RAW DATA:
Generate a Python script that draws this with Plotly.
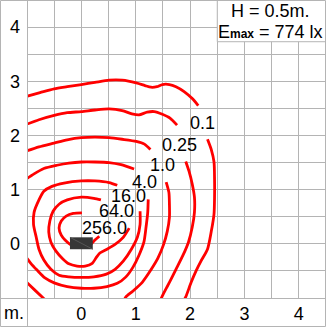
import plotly.graph_objects as go

# ---------------- data (metres) ----------------
# Isolux lines, lux levels and their traced segments
iso_0_1_top_x = [-1.05, -0.76, -0.50, -0.26, 0.0, 0.25, 0.51, 0.75, 1.01, 1.17, 1.28, 1.39, 1.49, 1.62, 1.74, 1.89, 2.04, 2.15]
iso_0_1_top_y = [2.71, 2.79, 2.86, 2.90, 2.94, 2.98, 3.02, 3.02, 2.97, 2.92, 2.89, 2.90, 2.94, 2.94, 2.90, 2.81, 2.68, 2.55]
iso_0_1_side_x = [2.32, 2.39, 2.44, 2.45, 2.45, 2.44, 2.39, 2.32, 2.20, 2.11, 2.02, 1.92, 1.88]
iso_0_1_side_y = [1.93, 1.74, 1.51, 1.19, 0.86, 0.55, 0.23, -0.10, -0.32, -0.50, -0.71, -0.98, -1.05]

iso_0_25_top_x = [-1.05, -0.78, -0.50, -0.26, 0.0, 0.25, 0.51, 0.75, 0.93, 1.06, 1.21, 1.34, 1.49, 1.63, 1.76]
iso_0_25_top_y = [2.19, 2.29, 2.37, 2.42, 2.44, 2.47, 2.49, 2.46, 2.40, 2.38, 2.43, 2.44, 2.39, 2.32, 2.19]
iso_0_25_side_x = [1.92, 1.98, 2.04, 2.08, 2.08, 2.04, 1.97, 1.87, 1.74, 1.62, 1.49, 1.45]
iso_0_25_side_y = [1.52, 1.34, 1.10, 0.86, 0.58, 0.31, 0.03, -0.21, -0.47, -0.71, -0.96, -1.05]

iso_1_top_x = [-1.05, -0.78, -0.50, -0.26, 0.0, 0.25, 0.51, 0.75, 1.01, 1.16, 1.27]
iso_1_top_y = [1.70, 1.79, 1.86, 1.92, 1.96, 1.97, 1.96, 1.93, 1.89, 1.84, 1.74]
iso_1_side_x = [1.56, 1.61, 1.62, 1.62, 1.58, 1.51, 1.41, 1.28, 1.12, 0.95, 0.82, 0.78]
iso_1_side_y = [1.14, 0.95, 0.73, 0.49, 0.23, -0.02, -0.26, -0.48, -0.71, -0.87, -0.98, -1.05]
iso_1_corner_x = [-1.05, -0.86, -0.65]
iso_1_corner_y = [-0.67, -0.85, -1.05]

iso_4_top_x = [-1.05, -0.87, -0.69, -0.45, -0.23, 0.0, 0.25, 0.51, 0.73, 0.97]
iso_4_top_y = [1.17, 1.29, 1.39, 1.45, 1.49, 1.51, 1.51, 1.50, 1.46, 1.38]
iso_4_side_x = [1.23, 1.22, 1.19, 1.15, 1.06, 0.95, 0.82, 0.66, 0.47, 0.23, 0.0, -0.26, -0.50, -0.67, -0.82, -0.93, -1.05]
iso_4_side_y = [0.82, 0.57, 0.31, 0.03, -0.21, -0.43, -0.61, -0.73, -0.79, -0.82, -0.82, -0.79, -0.72, -0.63, -0.48, -0.36, -0.20]

iso_16_x = [1.08, 1.08, 1.03, 0.92, 0.77, 0.62, 0.46, 0.23, 0.0, -0.23, -0.41, -0.56, -0.69, -0.78, -0.83, -0.88,
            -0.87, -0.78, -0.69, -0.54, -0.32, 0.0, 0.25, 0.51, 0.66]
iso_16_y = [0.60, 0.36, 0.12, -0.10, -0.32, -0.47, -0.56, -0.61, -0.62, -0.61, -0.58, -0.47, -0.30, -0.10, 0.12, 0.36,
            0.58, 0.81, 0.97, 1.06, 1.12, 1.16, 1.16, 1.13, 1.08]

iso_64_x = [0.88, 0.77, 0.62, 0.47, 0.34, 0.27, 0.20, 0.07, -0.08, -0.23, -0.34, -0.47, -0.56, -0.60, -0.58, -0.52,
            -0.41, -0.26, 0.0, 0.23, 0.36]
iso_64_y = [0.29, 0.12, -0.01, -0.10, -0.17, -0.26, -0.36, -0.41, -0.41, -0.37, -0.28, -0.13, 0.03, 0.22, 0.42, 0.60,
            0.73, 0.81, 0.86, 0.84, 0.81]

iso_256_x = [0.01, -0.15, -0.28, -0.37, -0.41, -0.37, -0.30, -0.19, 0.0, 0.16, 0.25, 0.33]
iso_256_y = [0.57, 0.56, 0.51, 0.42, 0.29, 0.16, 0.07, -0.02, -0.06, -0.02, 0.07, 0.14]

# Contour labels (lux) and where they sit
label_text = ["0.1", "0.25", "1.0", "4.0", "16.0", "64.0", "256.0"]
label_x = [2.22, 1.81, 1.50, 1.16, 0.87, 0.64, 0.42]
label_y = [2.23, 1.83, 1.45, 1.15, 0.88, 0.60, 0.30]

# Luminaire footprint (m)
lum_x = [-0.21, 0.21]
lum_y = [-0.10, 0.12]

# Axes
x_range = [-1.0, 4.5]
y_range = [-1.0, 4.5]
grid_vals = [-1.0, -0.5, 0.0, 0.5, 1.0, 1.5, 2.0, 2.5, 3.0, 3.5, 4.0, 4.5]
tick_labels = {0.0: "0", 1.0: "1", 2.0: "2", 3.0: "3", 4.0: "4"}
unit_label = "m."
info_line1 = "H = 0.5m."
info_line2 = "E<span style='font-size:12px'><b>max</b></span> = 774 lx"
info_box_x = [2.5, 4.5]
info_box_y = [3.73, 4.5]

# ---------------- styling ----------------
RED = "#ff0000"
GRID = "#b4b4b4"
FONT = "Liberation Sans, Arial, sans-serif"
W, H = 326, 327
ML, MB = 27, 29
PW, PH = W - ML, H - MB

segments = [
    (iso_0_1_top_x, iso_0_1_top_y), (iso_0_1_side_x, iso_0_1_side_y),
    (iso_0_25_top_x, iso_0_25_top_y), (iso_0_25_side_x, iso_0_25_side_y),
    (iso_1_top_x, iso_1_top_y), (iso_1_side_x, iso_1_side_y), (iso_1_corner_x, iso_1_corner_y),
    (iso_4_top_x, iso_4_top_y), (iso_4_side_x, iso_4_side_y),
    (iso_16_x, iso_16_y), (iso_64_x, iso_64_y), (iso_256_x, iso_256_y),
]

fig = go.Figure()
for xs, ys in segments:
    fig.add_trace(go.Scatter(
        x=xs, y=ys, mode="lines",
        line=dict(color=RED, width=2.8, shape="spline", smoothing=0.7),
        hoverinfo="skip", showlegend=False,
    ))

for t, lx, ly in zip(label_text, label_x, label_y):
    fig.add_annotation(x=lx, y=ly, text=t, showarrow=False, xanchor="center", yanchor="middle",
                       font=dict(family=FONT, size=18, color="black"))

ticktext = [tick_labels.get(v, "") for v in grid_vals]

fig.update_layout(
    width=W, height=H,
    margin=dict(l=ML, r=0, t=0, b=MB, pad=0),
    paper_bgcolor="white", plot_bgcolor="white",
    font=dict(family=FONT, size=18, color="black"),
    xaxis=dict(range=x_range, tickmode="array", tickvals=grid_vals, ticktext=ticktext,
               showgrid=True, gridcolor=GRID, gridwidth=1, zeroline=False, showline=False,
               ticks="", automargin=False, fixedrange=True, ticklabelstandoff=3),
    yaxis=dict(range=y_range, tickmode="array", tickvals=grid_vals, ticktext=ticktext,
               showgrid=True, gridcolor=GRID, gridwidth=1, zeroline=False, showline=False,
               ticks="", automargin=False, fixedrange=True, ticklabelstandoff=6),
)

# luminaire
fig.add_shape(type="rect", xref="x", yref="y", x0=lum_x[0], x1=lum_x[1], y0=lum_y[0], y1=lum_y[1],
              fillcolor="#363636", line=dict(width=0), layer="above")
fig.add_shape(type="line", xref="x", yref="y", x0=lum_x[0], x1=lum_x[1], y0=lum_y[1], y1=lum_y[0],
              line=dict(color="#555555", width=1), layer="above")

# info box
fig.add_shape(type="rect", xref="x", yref="y", x0=info_box_x[0], x1=info_box_x[1] + 0.1,
              y0=info_box_y[0], y1=info_box_y[1] + 0.1,
              fillcolor="white", line=dict(color=GRID, width=1), layer="above")
fig.add_annotation(x=sum(info_box_x) / 2 - 0.02, y=4.30, xref="x", yref="y", text=info_line1, showarrow=False,
                   xanchor="center", yanchor="middle", font=dict(family=FONT, size=18, color="black"))
fig.add_annotation(x=sum(info_box_x) / 2 - 0.02, y=3.905, xref="x", yref="y", text=info_line2, showarrow=False,
                   xanchor="center", yanchor="middle", font=dict(family=FONT, size=18, color="black"))

# frame lines (paper coords relative to plot area)
def px_x(p):
    return (p - ML) / PW

def px_y(p):
    return (PH - p) / PH

fig.add_shape(type="line", xref="paper", yref="paper", x0=px_x(27.5), x1=px_x(27.5), y0=px_y(0), y1=px_y(H),
              line=dict(color=GRID, width=1), layer="above")
fig.add_shape(type="line", xref="paper", yref="paper", x0=px_x(0), x1=px_x(W), y0=px_y(298.5), y1=px_y(298.5),
              line=dict(color=GRID, width=1), layer="above")
fig.add_shape(type="rect", xref="paper", yref="paper", x0=px_x(0.5), x1=px_x(325.5), y0=px_y(326.5), y1=px_y(0.5),
              line=dict(color=GRID, width=1), fillcolor="rgba(0,0,0,0)", layer="above")

fig.add_annotation(x=px_x(14), y=px_y(312.5), xref="paper", yref="paper", text=unit_label, showarrow=False,
                   xanchor="center", yanchor="middle", font=dict(family=FONT, size=18, color="black"))

fig.write_html("out.html", config={"displayModeBar": False})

GOAL:
Leave out any pictures, please, and quote only the lines from the top of the data through the line that contains "-0.71, -0.98, -1.05]".

WRITTEN SOLUTION:
Generate a Python script that draws this with Plotly.
import plotly.graph_objects as go

# ---------------- data (metres) ----------------
# Isolux lines, lux levels and their traced segments
iso_0_1_top_x = [-1.05, -0.76, -0.50, -0.26, 0.0, 0.25, 0.51, 0.75, 1.01, 1.17, 1.28, 1.39, 1.49, 1.62, 1.74, 1.89, 2.04, 2.15]
iso_0_1_top_y = [2.71, 2.79, 2.86, 2.90, 2.94, 2.98, 3.02, 3.02, 2.97, 2.92, 2.89, 2.90, 2.94, 2.94, 2.90, 2.81, 2.68, 2.55]
iso_0_1_side_x = [2.32, 2.39, 2.44, 2.45, 2.45, 2.44, 2.39, 2.32, 2.20, 2.11, 2.02, 1.92, 1.88]
iso_0_1_side_y = [1.93, 1.74, 1.51, 1.19, 0.86, 0.55, 0.23, -0.10, -0.32, -0.50, -0.71, -0.98, -1.05]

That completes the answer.